MHP honored Beverly for using local resources to leverage other resources to support housing at a variety of income levels. Recent achievements include:

  • Combined state Community Compact funds with local Community Preservation Act funds to craft a housing plan that calls for the production of both affordable and market-rate housing, and outlines the impacts new housing will have on services and schools.
  • Used payment-in-lieu-of funds from inclusionary zoning to start its housing trust and then used those resources to leverage almost a million dollars from the state's Community Scale Housing Initiative for the development of six downtown apartments for the low-income and homeless.
  • OK’d a plan by the local nonprofit Harbolight Community Partners and the North Shore YMCA to redevelop the existing downtown Y. Forty-five existing SRO units will be enlarged and 24 SRO units will be added.
  • Used a federal PATH grant to help create a 40R district that will create 75 two- and three-bedroom apartments, with 20 set aside for the homeless or formerly homeless.
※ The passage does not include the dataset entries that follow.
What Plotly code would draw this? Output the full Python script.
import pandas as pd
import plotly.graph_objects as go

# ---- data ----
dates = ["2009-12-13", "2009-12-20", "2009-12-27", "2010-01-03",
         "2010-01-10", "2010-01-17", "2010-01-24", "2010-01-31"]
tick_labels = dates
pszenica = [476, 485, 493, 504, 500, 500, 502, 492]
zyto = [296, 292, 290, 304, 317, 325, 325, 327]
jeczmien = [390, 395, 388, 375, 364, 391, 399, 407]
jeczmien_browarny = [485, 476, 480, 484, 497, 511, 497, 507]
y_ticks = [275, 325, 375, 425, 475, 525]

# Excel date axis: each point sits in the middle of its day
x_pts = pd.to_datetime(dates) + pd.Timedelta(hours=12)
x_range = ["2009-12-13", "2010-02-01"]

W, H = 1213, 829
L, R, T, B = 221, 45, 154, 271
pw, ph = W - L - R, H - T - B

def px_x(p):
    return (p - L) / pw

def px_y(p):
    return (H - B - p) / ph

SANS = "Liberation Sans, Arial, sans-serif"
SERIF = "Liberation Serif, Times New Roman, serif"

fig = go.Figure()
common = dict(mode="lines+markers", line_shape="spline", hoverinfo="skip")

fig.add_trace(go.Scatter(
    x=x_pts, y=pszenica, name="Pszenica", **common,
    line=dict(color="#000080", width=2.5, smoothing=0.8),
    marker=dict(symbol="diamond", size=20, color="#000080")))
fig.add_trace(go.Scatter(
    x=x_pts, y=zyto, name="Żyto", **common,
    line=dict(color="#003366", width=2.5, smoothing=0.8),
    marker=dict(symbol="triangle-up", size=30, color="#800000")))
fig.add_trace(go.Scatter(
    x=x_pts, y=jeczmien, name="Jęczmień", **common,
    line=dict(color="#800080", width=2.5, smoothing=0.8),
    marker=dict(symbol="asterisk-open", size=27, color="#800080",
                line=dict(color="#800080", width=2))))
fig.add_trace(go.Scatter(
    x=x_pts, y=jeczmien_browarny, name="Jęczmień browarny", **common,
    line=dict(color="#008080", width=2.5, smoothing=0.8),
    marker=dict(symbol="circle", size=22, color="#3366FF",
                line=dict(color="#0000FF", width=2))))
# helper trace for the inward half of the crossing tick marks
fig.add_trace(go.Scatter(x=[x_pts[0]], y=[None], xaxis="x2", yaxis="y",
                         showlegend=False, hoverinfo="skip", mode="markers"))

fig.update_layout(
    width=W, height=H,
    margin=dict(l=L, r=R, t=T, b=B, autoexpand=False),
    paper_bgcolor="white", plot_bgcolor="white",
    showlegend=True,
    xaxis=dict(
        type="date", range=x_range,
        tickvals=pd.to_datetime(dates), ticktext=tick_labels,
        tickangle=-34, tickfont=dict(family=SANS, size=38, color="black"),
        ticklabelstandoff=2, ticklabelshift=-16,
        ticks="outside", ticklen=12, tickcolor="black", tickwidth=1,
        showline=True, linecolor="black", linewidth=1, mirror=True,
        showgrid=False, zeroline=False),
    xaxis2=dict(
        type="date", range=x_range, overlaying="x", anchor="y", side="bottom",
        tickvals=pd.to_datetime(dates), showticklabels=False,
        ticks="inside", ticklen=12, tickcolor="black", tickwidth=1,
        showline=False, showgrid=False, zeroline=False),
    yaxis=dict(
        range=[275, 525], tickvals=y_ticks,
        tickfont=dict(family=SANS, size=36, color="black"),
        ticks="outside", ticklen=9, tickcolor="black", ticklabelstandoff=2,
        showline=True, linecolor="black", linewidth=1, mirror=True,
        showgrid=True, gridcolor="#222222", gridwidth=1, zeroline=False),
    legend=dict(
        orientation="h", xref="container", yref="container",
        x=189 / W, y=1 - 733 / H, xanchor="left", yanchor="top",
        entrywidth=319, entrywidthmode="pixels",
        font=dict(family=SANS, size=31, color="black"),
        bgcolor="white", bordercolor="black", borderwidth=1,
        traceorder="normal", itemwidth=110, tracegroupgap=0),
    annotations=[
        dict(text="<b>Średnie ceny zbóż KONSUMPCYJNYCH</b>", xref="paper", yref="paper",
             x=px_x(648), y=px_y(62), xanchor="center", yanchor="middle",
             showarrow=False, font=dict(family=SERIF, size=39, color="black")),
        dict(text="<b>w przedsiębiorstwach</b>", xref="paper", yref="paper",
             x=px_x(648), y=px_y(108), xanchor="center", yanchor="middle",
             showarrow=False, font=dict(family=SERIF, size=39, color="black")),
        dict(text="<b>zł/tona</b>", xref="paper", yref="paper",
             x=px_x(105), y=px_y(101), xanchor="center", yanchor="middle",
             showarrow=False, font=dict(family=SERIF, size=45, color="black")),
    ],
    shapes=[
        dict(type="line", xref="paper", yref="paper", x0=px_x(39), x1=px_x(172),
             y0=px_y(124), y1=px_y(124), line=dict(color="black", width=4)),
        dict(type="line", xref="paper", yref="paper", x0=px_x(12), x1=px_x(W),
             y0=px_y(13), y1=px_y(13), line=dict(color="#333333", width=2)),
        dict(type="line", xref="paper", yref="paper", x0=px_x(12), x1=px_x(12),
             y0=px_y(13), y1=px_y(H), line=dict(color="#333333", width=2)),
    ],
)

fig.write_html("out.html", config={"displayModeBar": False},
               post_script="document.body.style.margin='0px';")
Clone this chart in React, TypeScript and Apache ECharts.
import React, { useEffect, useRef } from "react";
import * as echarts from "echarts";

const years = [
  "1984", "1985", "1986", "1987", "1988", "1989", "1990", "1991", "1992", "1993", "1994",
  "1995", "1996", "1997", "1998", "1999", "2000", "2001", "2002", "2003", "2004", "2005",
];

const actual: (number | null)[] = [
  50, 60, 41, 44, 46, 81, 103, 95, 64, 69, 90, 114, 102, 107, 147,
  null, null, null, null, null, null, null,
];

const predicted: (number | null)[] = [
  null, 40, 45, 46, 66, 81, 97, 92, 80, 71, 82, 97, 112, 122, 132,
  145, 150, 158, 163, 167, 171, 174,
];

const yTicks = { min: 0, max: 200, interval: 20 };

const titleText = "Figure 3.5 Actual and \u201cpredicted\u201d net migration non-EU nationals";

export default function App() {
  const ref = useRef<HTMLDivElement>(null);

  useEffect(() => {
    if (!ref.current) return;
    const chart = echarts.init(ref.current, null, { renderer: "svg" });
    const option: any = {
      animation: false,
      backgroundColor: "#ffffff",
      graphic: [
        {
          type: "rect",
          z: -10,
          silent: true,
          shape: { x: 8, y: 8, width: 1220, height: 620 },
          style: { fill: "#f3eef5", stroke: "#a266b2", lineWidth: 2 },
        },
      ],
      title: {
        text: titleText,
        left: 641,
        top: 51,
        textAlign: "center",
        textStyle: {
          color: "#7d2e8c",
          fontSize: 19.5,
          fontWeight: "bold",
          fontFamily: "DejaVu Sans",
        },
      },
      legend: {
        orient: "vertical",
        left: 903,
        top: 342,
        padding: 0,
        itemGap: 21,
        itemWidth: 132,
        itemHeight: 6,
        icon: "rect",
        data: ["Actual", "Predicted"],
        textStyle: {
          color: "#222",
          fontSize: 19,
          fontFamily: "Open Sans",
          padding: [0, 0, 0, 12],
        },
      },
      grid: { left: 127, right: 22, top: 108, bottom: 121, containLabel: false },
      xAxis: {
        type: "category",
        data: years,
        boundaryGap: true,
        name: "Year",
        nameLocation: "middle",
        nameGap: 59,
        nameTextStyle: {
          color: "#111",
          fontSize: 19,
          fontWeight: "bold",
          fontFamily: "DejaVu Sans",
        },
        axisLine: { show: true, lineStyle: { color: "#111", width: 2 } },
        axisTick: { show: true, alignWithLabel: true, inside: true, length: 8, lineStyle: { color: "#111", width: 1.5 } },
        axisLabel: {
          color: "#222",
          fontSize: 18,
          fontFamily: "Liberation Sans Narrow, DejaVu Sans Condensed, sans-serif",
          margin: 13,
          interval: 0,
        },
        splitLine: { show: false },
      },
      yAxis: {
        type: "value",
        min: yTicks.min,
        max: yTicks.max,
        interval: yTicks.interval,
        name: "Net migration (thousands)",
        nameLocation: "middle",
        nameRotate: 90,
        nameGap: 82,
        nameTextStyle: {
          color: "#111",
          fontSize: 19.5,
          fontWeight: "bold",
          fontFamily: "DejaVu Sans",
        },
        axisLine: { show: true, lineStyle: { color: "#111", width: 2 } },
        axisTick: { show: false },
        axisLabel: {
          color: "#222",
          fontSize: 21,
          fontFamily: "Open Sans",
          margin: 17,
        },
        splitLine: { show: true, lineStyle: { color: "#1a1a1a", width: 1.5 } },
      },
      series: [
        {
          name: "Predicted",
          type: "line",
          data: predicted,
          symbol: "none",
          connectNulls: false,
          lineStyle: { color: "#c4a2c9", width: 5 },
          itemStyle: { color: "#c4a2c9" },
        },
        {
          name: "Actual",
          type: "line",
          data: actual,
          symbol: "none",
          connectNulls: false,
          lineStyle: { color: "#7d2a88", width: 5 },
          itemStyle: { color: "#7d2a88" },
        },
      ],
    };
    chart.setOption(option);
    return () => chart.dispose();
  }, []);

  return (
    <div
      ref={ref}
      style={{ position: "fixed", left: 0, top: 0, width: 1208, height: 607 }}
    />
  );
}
At public meeting to air the idea back in November, over 100 residents showed up to support it.  
  • Rewrote its 2007 inclusionary zoning law to be more flexible across a variety of income levels.
  • Pushed for and signed a Memorandum of Understanding between Bevely, Salem and Peabody to work together to create housing for the homeless. This effort was led by Mayor Michael Cahill.
  • Celebrated the groundbreaking  of a 67-unit, mixed-income transit-oriented development on a MBTA parcel nar the Beverly Depot commuter rail stop.
  • Is now working with the public on establishing a transit overlay district on industrial land near one of its five commuter rail stops.

The Baker-Polito administration just approved the city as one of its Housing Choice communities, making it eligible for grant funding and giving it preferential scoring for additional funding from programs like MassWorks.

Why is Beverly so bullish on housing? The reasons are varied. The city has a history of diverse neighborhoods, from the mansions in Beverly Farms to the many three-deckers that housed thousands of shoe industry workers.

Harborlights Executive Director Andrew DeFranza said Beverly has always been a place where working people could live, and where there are neighborhoods for all types of incomes. He said there is a consciousness about this history and that the housing and zoning reflects that.

There is also a solid core of citizens who keep the community focused on housing. Some are from the First Baptist Church, which started the nonprofit that became Harborlights in the 1980s. Many of these same people have served or still serve on city entities like the planning board and city council. 

There is also consciousness that 10 percent affordable housing isn't enough. Beverly is at 11.6 percent so it has reached legal safe harbor. "There is an assumption by many that 10 percent is based on analysis," said Beverly Planning and Development Director Aaron Clausen, who accepted the award on behalf of the city and Mayor Michael Cahill. "We recognize 10 percent is the first step. Thirty-five percent of Beverly residents pay more 30 percent for housing. The need is greater."

Clausen praised the leadership of Mayor Cahill for continuing to make housing a top issue for the city. “The mayor’s leadership has been critical to our success in moving forward policy, leveraging funding and supporting specific development projects,” said Clausen.

In a written statement, Cahill thanked the state and the City of Beverly for their support. “The people of Beverly have embraced our efforts to provide the housing so desperately needed by all age groups across all income levels,” he said. “With the unwavering support of Governor Baker and his administration as well as that of all local stake holders, we are creating new housing for people at all income levels, for individuals and families, and for Beverly seniors, so people who want to call Beverly home can continue to do so. We are honored to receive this award.” 

The award was presented at MHP's 12th annual Housing Institute, a two-day training for local officials and volunteers. Since 2011, MHP has held an awards luncheon on the second day to honor communities and individuals for their efforts to initiate affordable housing development. Also receiving a 2018 Housing Hero Award was Elizabeth DeMille Barnett for her 11 years as housing coordinator for the Town of Carlisle.